Confused and Overwhelmed
Really long story short, my ex and I divorced 2 years ago. He was emotionally abusive. He went to counseling and seemed to have grown a lot. I stopped keeping my distance as things felt safer, but then he asked about going on a date. I haven't agreed yet, but I feel like as he is around more often I see old behavior coming back and now I'm super conflicted. We have 2 kids, it would be good for them IF it worked, but now idk if the changes I did see are really permanent.

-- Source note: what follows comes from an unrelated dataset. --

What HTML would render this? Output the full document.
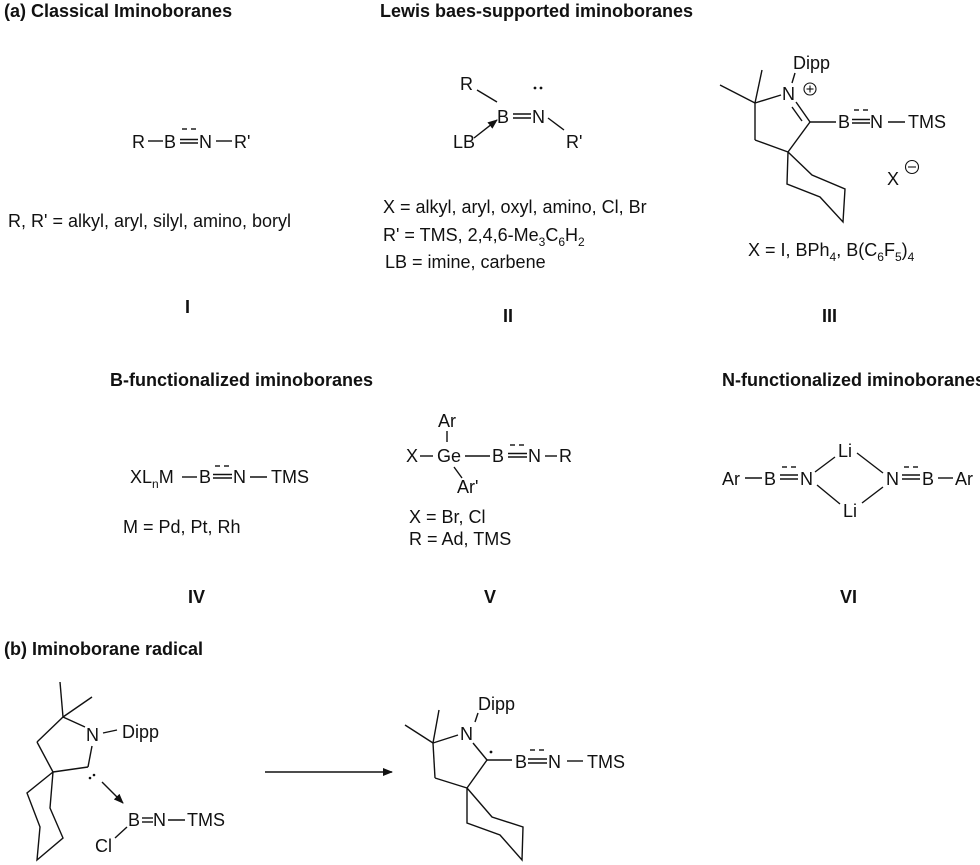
<!DOCTYPE html>
<html><head><meta charset="utf-8"><style>
html,body{margin:0;padding:0;background:#fff;}
svg{display:block;}
text{font-family:"Liberation Sans",Arial,sans-serif;font-size:18px;fill:#111;}
.h{font-weight:bold;}
line,polyline,path{stroke:#111;stroke-width:1.4;fill:none;}
</style></head><body>
<svg width="980" height="865" viewBox="0 0 980 865" xmlns="http://www.w3.org/2000/svg">
<defs><marker id="ah" markerWidth="10" markerHeight="8" refX="9" refY="4" orient="auto" markerUnits="userSpaceOnUse"><path d="M0,0 L10,4 L0,8 Z" style="fill:#111;stroke:none"/></marker></defs>

<!-- headings -->
<text class="h" x="4" y="17">(a) Classical Iminoboranes</text>
<text class="h" x="380" y="17">Lewis baes-supported iminoboranes</text>
<text class="h" x="110" y="386">B-functionalized iminoboranes</text>
<text class="h" x="722" y="386">N-functionalized iminoboranes</text>
<text class="h" x="4" y="655">(b) Iminoborane radical</text>

<!-- I -->
<text x="132" y="148">R</text>
<line x1="148" y1="141" x2="163" y2="141"/>
<text x="164" y="148">B</text>
<line x1="180" y1="139.5" x2="198" y2="139.5"/><line x1="180" y1="143" x2="198" y2="143"/>
<line x1="182" y1="129" x2="187" y2="129"/><line x1="191" y1="129" x2="196" y2="129"/>
<text x="199" y="148">N</text>
<line x1="216" y1="141" x2="232" y2="141"/>
<text x="234" y="148">R'</text>
<text x="8" y="227">R, R' = alkyl, aryl, silyl, amino, boryl</text>
<text class="h" x="185" y="313">I</text>

<!-- II -->
<text x="460" y="90">R</text>
<line x1="477" y1="90" x2="497" y2="102"/>
<text x="497" y="123">B</text>
<line x1="513" y1="114" x2="531" y2="114"/><line x1="513" y1="118" x2="531" y2="118"/>
<text x="532" y="123">N</text>
<circle cx="535" cy="88" r="1.4" style="fill:#111"/><circle cx="541" cy="88" r="1.4" style="fill:#111"/>
<line x1="548" y1="118" x2="564" y2="130"/>
<text x="566" y="148">R'</text>
<text x="453" y="148">LB</text>
<line x1="474" y1="138" x2="497" y2="120" marker-end="url(#ah)"/>
<text x="383" y="213">X = alkyl, aryl, oxyl, amino, Cl, Br</text>
<text x="383" y="241">R' = TMS, 2,4,6-Me<tspan font-size="12" dy="5">3</tspan><tspan dy="-5">C</tspan><tspan font-size="12" dy="5">6</tspan><tspan dy="-5">H</tspan><tspan font-size="12" dy="5">2</tspan></text>
<text x="385" y="268">LB = imine, carbene</text>
<text class="h" x="503" y="322">II</text>

<!-- III -->
<text x="793" y="69">Dipp</text>
<line x1="795" y1="73" x2="792" y2="83"/>
<text x="782" y="100">N</text>
<circle cx="810" cy="89" r="6" style="fill:none;stroke:#111;stroke-width:1.1"/>
<line x1="806.5" y1="89" x2="813.5" y2="89" style="stroke-width:1.1"/><line x1="810" y1="85.5" x2="810" y2="92.5" style="stroke-width:1.1"/>
<line x1="720" y1="85" x2="755" y2="103"/>
<line x1="755" y1="103" x2="762" y2="70"/>
<line x1="755" y1="103" x2="781" y2="95"/>
<line x1="796" y1="102" x2="810" y2="122"/>
<line x1="792" y1="107" x2="802" y2="121"/>
<line x1="810" y1="122" x2="836" y2="122"/>
<line x1="755" y1="103" x2="755" y2="140"/>
<line x1="755" y1="140" x2="788" y2="152"/>
<line x1="788" y1="152" x2="810" y2="122"/>
<polyline points="788,152 787,184 820,197 843,222 845,189 812,175 788,152"/>
<text x="838" y="128">B</text>
<line x1="852" y1="119.5" x2="870" y2="119.5"/><line x1="852" y1="123" x2="870" y2="123"/>
<line x1="854" y1="110" x2="859" y2="110"/><line x1="863" y1="110" x2="868" y2="110"/>
<text x="870" y="128">N</text>
<line x1="888" y1="122" x2="905" y2="122"/>
<text x="908" y="128">TMS</text>
<text x="887" y="185">X</text>
<circle cx="912" cy="167" r="6.5" style="fill:none;stroke:#111;stroke-width:1.1"/>
<line x1="908" y1="167" x2="916" y2="167" style="stroke-width:1.1"/>
<text x="748" y="256">X = I, BPh<tspan font-size="12" dy="5">4</tspan><tspan dy="-5">, B(C</tspan><tspan font-size="12" dy="5">6</tspan><tspan dy="-5">F</tspan><tspan font-size="12" dy="5">5</tspan><tspan dy="-5">)</tspan><tspan font-size="12" dy="5">4</tspan></text>
<text class="h" x="822" y="322">III</text>

<!-- IV -->
<text x="130" y="483">XL<tspan font-size="12" dy="5">n</tspan><tspan dy="-5">M</tspan></text>
<line x1="182" y1="477" x2="197" y2="477"/>
<text x="199" y="483">B</text>
<line x1="213" y1="474.5" x2="232" y2="474.5"/><line x1="213" y1="478" x2="232" y2="478"/>
<line x1="215" y1="466" x2="220" y2="466"/><line x1="224" y1="466" x2="229" y2="466"/>
<text x="233" y="483">N</text>
<line x1="250" y1="477" x2="267" y2="477"/>
<text x="271" y="483">TMS</text>
<text x="123" y="533">M = Pd, Pt, Rh</text>
<text class="h" x="188" y="603">IV</text>

<!-- V -->
<text x="438" y="427">Ar</text>
<line x1="447" y1="431" x2="447" y2="442"/>
<text x="406" y="462">X</text>
<line x1="420" y1="456" x2="433" y2="456"/>
<text x="437" y="462">Ge</text>
<line x1="465" y1="456" x2="490" y2="456"/>
<text x="492" y="462">B</text>
<line x1="508" y1="453.5" x2="527" y2="453.5"/><line x1="508" y1="457" x2="527" y2="457"/>
<line x1="510" y1="445" x2="515" y2="445"/><line x1="519" y1="445" x2="524" y2="445"/>
<text x="528" y="462">N</text>
<line x1="545" y1="456" x2="557" y2="456"/>
<text x="559" y="462">R</text>
<line x1="454" y1="467" x2="462" y2="478"/>
<text x="457" y="493">Ar'</text>
<text x="409" y="523">X = Br, Cl</text>
<text x="409" y="545">R = Ad, TMS</text>
<text class="h" x="484" y="603">V</text>

<!-- VI -->
<text x="722" y="485">Ar</text>
<line x1="745" y1="478" x2="762" y2="478"/>
<text x="764" y="485">B</text>
<line x1="780" y1="475" x2="798" y2="475"/><line x1="780" y1="479" x2="798" y2="479"/>
<line x1="782" y1="467" x2="787" y2="467"/><line x1="791" y1="467" x2="796" y2="467"/>
<text x="800" y="485">N</text>
<text x="838" y="457">Li</text>
<text x="843" y="517">Li</text>
<line x1="815" y1="472" x2="835" y2="457"/>
<line x1="857" y1="453" x2="883" y2="473"/>
<line x1="817" y1="485" x2="840" y2="504"/>
<line x1="862" y1="503" x2="883" y2="487"/>
<text x="886" y="485">N</text>
<line x1="902" y1="475" x2="920" y2="475"/><line x1="902" y1="479" x2="920" y2="479"/>
<line x1="904" y1="467" x2="909" y2="467"/><line x1="913" y1="467" x2="918" y2="467"/>
<text x="922" y="485">B</text>
<line x1="938" y1="478" x2="953" y2="478"/>
<text x="955" y="485">Ar</text>
<text class="h" x="840" y="603">VI</text>

<!-- (b) left -->
<line x1="63" y1="717" x2="60" y2="682"/>
<line x1="63" y1="717" x2="92" y2="697"/>
<line x1="63" y1="717" x2="85" y2="727"/>
<text x="86" y="741">N</text>
<line x1="103" y1="733" x2="117" y2="730"/>
<text x="122" y="738">Dipp</text>
<line x1="92" y1="746" x2="88" y2="767"/>
<line x1="88" y1="767" x2="53" y2="772"/>
<line x1="63" y1="717" x2="37" y2="742"/>
<line x1="37" y1="742" x2="53" y2="772"/>
<polyline points="53,772 27,793 40,827 37,860 63,838 50,808 53,772"/>
<circle cx="90" cy="778" r="1.3" style="fill:#111"/><circle cx="94" cy="775" r="1.3" style="fill:#111"/>
<line x1="102" y1="782" x2="123" y2="803" marker-end="url(#ah)"/>
<text x="128" y="826">B</text>
<line x1="142" y1="818" x2="153" y2="818"/><line x1="142" y1="822" x2="153" y2="822"/>
<text x="153" y="826">N</text>
<line x1="168" y1="820" x2="185" y2="820"/>
<text x="187" y="826">TMS</text>
<text x="95" y="852">Cl</text>
<line x1="115" y1="838" x2="127" y2="827"/>

<!-- arrow -->
<line x1="265" y1="772" x2="392" y2="772" marker-end="url(#ah)"/>

<!-- (b) right -->
<text x="478" y="710">Dipp</text>
<line x1="478" y1="713" x2="475" y2="722"/>
<text x="460" y="740">N</text>
<line x1="433" y1="743" x2="405" y2="725"/>
<line x1="433" y1="743" x2="439" y2="710"/>
<line x1="433" y1="743" x2="458" y2="735"/>
<line x1="473" y1="743" x2="487" y2="760"/>
<circle cx="491" cy="752" r="1.4" style="fill:#111"/>
<line x1="487" y1="760" x2="512" y2="760"/>
<line x1="433" y1="743" x2="435" y2="778"/>
<line x1="435" y1="778" x2="467" y2="788"/>
<line x1="467" y1="788" x2="487" y2="760"/>
<polyline points="467,788 467,823 500,835 522,860 523,827 492,817 467,788"/>
<text x="515" y="768">B</text>
<line x1="528" y1="759" x2="547" y2="759"/><line x1="528" y1="763" x2="547" y2="763"/>
<line x1="530" y1="750" x2="535" y2="750"/><line x1="539" y1="750" x2="544" y2="750"/>
<text x="548" y="768">N</text>
<line x1="567" y1="761" x2="583" y2="761"/>
<text x="587" y="768">TMS</text>
</svg>
</body></html>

@Progress2024 that's a difficult situation. But you were hurt once by this guy, are you willing to put you and your kids in potentially the same situation? Gives you a giant tiny hug ❤❤ whatever you decide, we are here to back you up all the way ❤ good luck sweetie ❤
I understand what you're saying. It can be tempting to give someone you have been close to and that you have children with a second chance. But what would actually be best for you? And what would actually be best for your kids? If you are already picking up signs if his old behaviour, then that kinda seems like abit of a red flag I would say. The fact you are "super conflicted" is not necessarily a bad thing. In that it could mean you feel that something is just not quite right. Which seems like is your gut telling you that it's not. Not that I would encourage someone to focus on past emotional abuse, but I think it can help to reflect on what he may have put you through. And if you would recommend to a friend that their ex would be a good choice after being emotionally abusive. Just wanted to share, as I wouldn't want you to put yourself through that again. I know I allowed myself to go through it multiple times. And it was a mistake each time. Until I finally said "I'm done" and walked away from that relationship to protect myself.